The activation of Lisk Core 3.0.0 Beta and the meeting of objectives of the Economics and Consensus phase officially launches the Betanet v4, Lisk in an update on Nov 12 said. Lisk is a smart contracting platform allowing users to build customized side chains.

Transaction Count Capped at 25 per Block

Consequently, several enhancements have been made on the Lisk source code directly impacting the protocol’s features. 

For instance, there are changes to block size. The Lisk development team capped block size to 15 KB limiting the number of transactions inside any block to 25. 

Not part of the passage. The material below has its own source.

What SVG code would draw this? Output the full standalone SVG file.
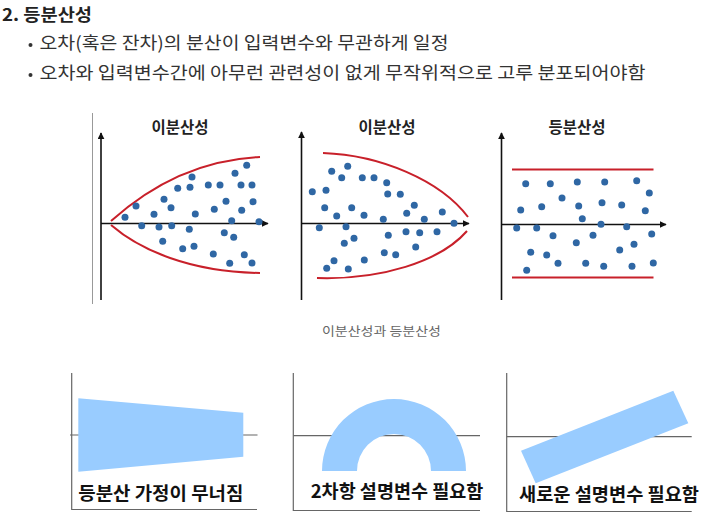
<svg xmlns="http://www.w3.org/2000/svg" width="717" height="524" viewBox="0 0 717 524">
<defs>
<marker id="arr" viewBox="0 0 10 10" refX="9" refY="5" markerWidth="7" markerHeight="7" markerUnits="userSpaceOnUse" orient="auto"><path d="M0,0 L10,5 L0,10 z" fill="#111"/></marker>
<style>
text{font-family:"Noto Sans CJK KR","Noto Sans",sans-serif;}
.h{font-size:17px;font-weight:bold;fill:#222;}
.b{font-size:17.5px;fill:#333;}
.t{font-size:15.5px;font-weight:bold;fill:#222;text-anchor:middle;}
.cap{font-size:12.5px;fill:#666;}
.lab{font-size:18px;font-weight:bold;fill:#111;}
.ax{stroke:#111;stroke-width:1.6;fill:none;marker-end:url(#arr);}
.red{stroke:#c8202a;stroke-width:2;fill:none;}
.dot{fill:#2f67a4;}
.gl{stroke:#666;stroke-width:1.2;fill:none;}
.fill{fill:#99ccff;}
</style>
</defs>
<rect width="717" height="524" fill="#fff"/>
<g id="header">
<text class="h" x="2" y="21" textLength="90" lengthAdjust="spacingAndGlyphs">2. 등분산성</text>
<circle cx="30.5" cy="45" r="2" fill="#333"/>
<text class="b" x="39.5" y="49" textLength="409" lengthAdjust="spacingAndGlyphs">오차(혹은 잔차)의 분산이 입력변수와 무관하게 일정</text>
<circle cx="30.5" cy="75" r="2" fill="#333"/>
<text class="b" x="39.5" y="79" textLength="606" lengthAdjust="spacingAndGlyphs">오차와 입력변수간에 아무런 관련성이 없게 무작위적으로 고루 분포되어야함</text>
</g>
<g id="plot1">
<line x1="92.5" y1="113" x2="92.5" y2="304" stroke="#999" stroke-width="1"/>
<text class="t" x="180" y="133">이분산성</text>
<line class="ax" x1="101" y1="300" x2="101" y2="133"/>
<line class="ax" x1="101" y1="223.5" x2="268" y2="223.5"/>
<path class="red" d="M111,221 C140,195 190,160 260,157"/>
<path class="red" d="M111,225 C140,250 190,272 260,273"/>
<g class="dot">
<circle cx="125" cy="217.3" r="3.5"/><circle cx="136" cy="206" r="3.5"/><circle cx="141.7" cy="225.7" r="3.5"/><circle cx="154" cy="214.3" r="3.5"/><circle cx="159" cy="227" r="3.5"/><circle cx="164" cy="199.3" r="3.5"/><circle cx="162.7" cy="241.3" r="3.5"/><circle cx="171" cy="207.7" r="3.5"/><circle cx="171.7" cy="225.7" r="3.5"/><circle cx="177.7" cy="188.3" r="3.5"/><circle cx="182.7" cy="248.7" r="3.5"/><circle cx="190" cy="187.3" r="3.5"/><circle cx="192" cy="177" r="3.5"/><circle cx="195.3" cy="214" r="3.5"/><circle cx="189.3" cy="229.3" r="3.5"/><circle cx="194" cy="246.3" r="3.5"/><circle cx="208.3" cy="185" r="3.5"/><circle cx="220" cy="185" r="3.5"/><circle cx="214.3" cy="209.3" r="3.5"/><circle cx="213.3" cy="254" r="3.5"/><circle cx="226" cy="201.3" r="3.5"/><circle cx="231.7" cy="220.7" r="3.5"/><circle cx="224.3" cy="232.7" r="3.5"/><circle cx="233.7" cy="237.3" r="3.5"/><circle cx="229.7" cy="263.3" r="3.5"/><circle cx="235" cy="173.3" r="3.5"/><circle cx="246.7" cy="165.3" r="3.5"/><circle cx="241" cy="185" r="3.5"/><circle cx="252" cy="185" r="3.5"/><circle cx="241.7" cy="210.3" r="3.5"/><circle cx="253" cy="201.7" r="3.5"/><circle cx="259" cy="221.7" r="3.5"/><circle cx="244.3" cy="254.7" r="3.5"/><circle cx="252" cy="263" r="3.5"/>
</g>
</g>
<g id="plot2">
<text class="t" x="387" y="133">이분산성</text>
<line class="ax" x1="301.5" y1="300" x2="301.5" y2="132"/>
<line class="ax" x1="301.5" y1="223.5" x2="469" y2="223.5"/>
<path class="red" d="M323,153 C380,155 440,180 468,217"/>
<path class="red" d="M317,278 C380,280 440,262 467,231"/>
<g class="dot">
<circle cx="312.3" cy="191.7" r="3.5"/><circle cx="326" cy="190.3" r="3.5"/><circle cx="331.7" cy="171.3" r="3.5"/><circle cx="347.7" cy="166.3" r="3.5"/><circle cx="341.7" cy="177.7" r="3.5"/><circle cx="362.3" cy="177.7" r="3.5"/><circle cx="374" cy="177.7" r="3.5"/><circle cx="386.7" cy="182.7" r="3.5"/><circle cx="387.7" cy="194" r="3.5"/><circle cx="400.3" cy="194.3" r="3.5"/><circle cx="324.7" cy="207.7" r="3.5"/><circle cx="336.7" cy="216" r="3.5"/><circle cx="351.7" cy="207.7" r="3.5"/><circle cx="364" cy="215.3" r="3.5"/><circle cx="383.3" cy="219.3" r="3.5"/><circle cx="406.7" cy="213.3" r="3.5"/><circle cx="414.3" cy="205.3" r="3.5"/><circle cx="424.3" cy="219.3" r="3.5"/><circle cx="442.3" cy="212" r="3.5"/><circle cx="454" cy="223.3" r="3.5"/><circle cx="319.3" cy="227.7" r="3.5"/><circle cx="346" cy="226.7" r="3.5"/><circle cx="354" cy="238.3" r="3.5"/><circle cx="344.3" cy="243.3" r="3.5"/><circle cx="388.3" cy="235.3" r="3.5"/><circle cx="406" cy="231.7" r="3.5"/><circle cx="419.7" cy="232.7" r="3.5"/><circle cx="437" cy="231.7" r="3.5"/><circle cx="415.7" cy="247" r="3.5"/><circle cx="384.3" cy="252.7" r="3.5"/><circle cx="395.7" cy="254.7" r="3.5"/><circle cx="364.3" cy="260" r="3.5"/><circle cx="334" cy="260.7" r="3.5"/><circle cx="326.7" cy="268.3" r="3.5"/><circle cx="348.3" cy="269" r="3.5"/>
</g>
</g>
<g id="plot3">
<text class="t" x="577" y="133">등분산성</text>
<line class="ax" x1="501.5" y1="300" x2="501.5" y2="133"/>
<line class="ax" x1="501.5" y1="224.5" x2="666" y2="224.5"/>
<line class="red" x1="512" y1="169.5" x2="653.5" y2="169.5"/>
<line class="red" x1="512" y1="277.5" x2="653.5" y2="277.5"/>
<g class="dot">
<circle cx="525.7" cy="183.7" r="3.5"/><circle cx="550.3" cy="183.7" r="3.5"/><circle cx="577.3" cy="182" r="3.5"/><circle cx="604.7" cy="182" r="3.5"/><circle cx="636.7" cy="180.7" r="3.5"/><circle cx="649.3" cy="193" r="3.5"/><circle cx="562" cy="198" r="3.5"/><circle cx="520.7" cy="210" r="3.5"/><circle cx="541.7" cy="206.7" r="3.5"/><circle cx="578.7" cy="206" r="3.5"/><circle cx="602" cy="202.7" r="3.5"/><circle cx="621.7" cy="205" r="3.5"/><circle cx="645.3" cy="210.7" r="3.5"/><circle cx="582.3" cy="218.7" r="3.5"/><circle cx="601" cy="224.3" r="3.5"/><circle cx="626.7" cy="226.7" r="3.5"/><circle cx="516.7" cy="228" r="3.5"/><circle cx="536.7" cy="228" r="3.5"/><circle cx="553" cy="235.7" r="3.5"/><circle cx="593" cy="235.3" r="3.5"/><circle cx="576.3" cy="242.7" r="3.5"/><circle cx="651.7" cy="234" r="3.5"/><circle cx="634" cy="244.3" r="3.5"/><circle cx="619.7" cy="250" r="3.5"/><circle cx="530.7" cy="252.3" r="3.5"/><circle cx="546.7" cy="255" r="3.5"/><circle cx="558" cy="263.3" r="3.5"/><circle cx="585.7" cy="263.3" r="3.5"/><circle cx="603.7" cy="266.3" r="3.5"/><circle cx="632" cy="266.3" r="3.5"/><circle cx="653.3" cy="263" r="3.5"/><circle cx="526.7" cy="270.3" r="3.5"/>
</g>
</g>
<g id="caption">
<text class="cap" x="322" y="336" textLength="119" lengthAdjust="spacingAndGlyphs">이분산성과 등분산성</text>
</g>
<g id="panel1">
<path class="gl" d="M71.7,373 V509.5 H257"/>
<line class="gl" x1="70" y1="435" x2="257.5" y2="435"/>
<polygon class="fill" points="78.3,398.3 243.3,412.7 243.3,456.7 78.3,471.7"/>
<text class="lab" x="78.3" y="500" textLength="165" lengthAdjust="spacingAndGlyphs">등분산 가정이 무너짐</text>
</g>
<g id="panel2">
<path class="gl" d="M293.3,373 V510.5 H480"/>
<line class="gl" x1="293.3" y1="435.7" x2="480" y2="435.7"/>
<path class="fill" d="M322,471 A72,72 0 0 1 466,471 L431,471 A37,37 0 0 0 357,471 Z"/>
<text class="lab" x="310.7" y="498" textLength="172.6" lengthAdjust="spacingAndGlyphs">2차항 설명변수 필요함</text>
</g>
<g id="panel3">
<path class="gl" d="M506.7,373 V511.5 H691.7"/>
<line class="gl" x1="506.7" y1="436.7" x2="691.7" y2="436.7"/>
<polygon class="fill" points="521,450.7 673.3,390.7 688.3,423.3 535.7,483.3"/>
<text class="lab" x="519" y="500.5" textLength="180" lengthAdjust="spacingAndGlyphs">새로운 설명변수 필요함</text>
</g>
</svg>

At this pace, the Lisk blockchain won’t expand beyond 50 GB every year. Therefore, active delegates won’t miss transactions even if blocks are full every time. Moreover, any blockchain created by the platform’s kit can include over 100 balance transfer transactions in a block, effectively processing over one million transactions every day.

Minimum Balance at 0.05 LSK

On top of this, the network now requires account holders to have at least 0.05 LSK, protecting them against dusting attacks. Here, agents can slow down the platform by sending thousands and even millions of small amounts to different addresses.

Tweaks to Transaction Ordering

Additionally, transaction ordering will now be haphazard. A block producer, regardless of when a transaction was posted, can now pick out and confirm any free-floating transaction. 

There won’t be a specific transaction ordering as directed by consensus rules as it was before. This network change, therefore, means a block is valid as long as transactions are valid. 

A New Fee Model

Moreover, under proposal LIP0013, the team introduced a new dynamic fee model allowing network users to choose any fee they wish to pay as long as it isn’t below the minimum levels allowed by the network. 

Powering this model will be a new fee estimation algorithm based on an Exponential Moving Average (EMA). In this arrangement, the number of fees shelled by a user will depend on network activity and the urgency of a transaction. If there is unprecedented demand on the Lisk network and the transaction is urgent, the user will have to pay more.

The shift from a fixed to a dynamic fee model means users will now enjoy lower costs regardless of transaction type and size. A section of fees from every block will be rewarded to the confirming delegate, and the balance destroyed.  

As  reported, Lisk is one of the most actively developed projects.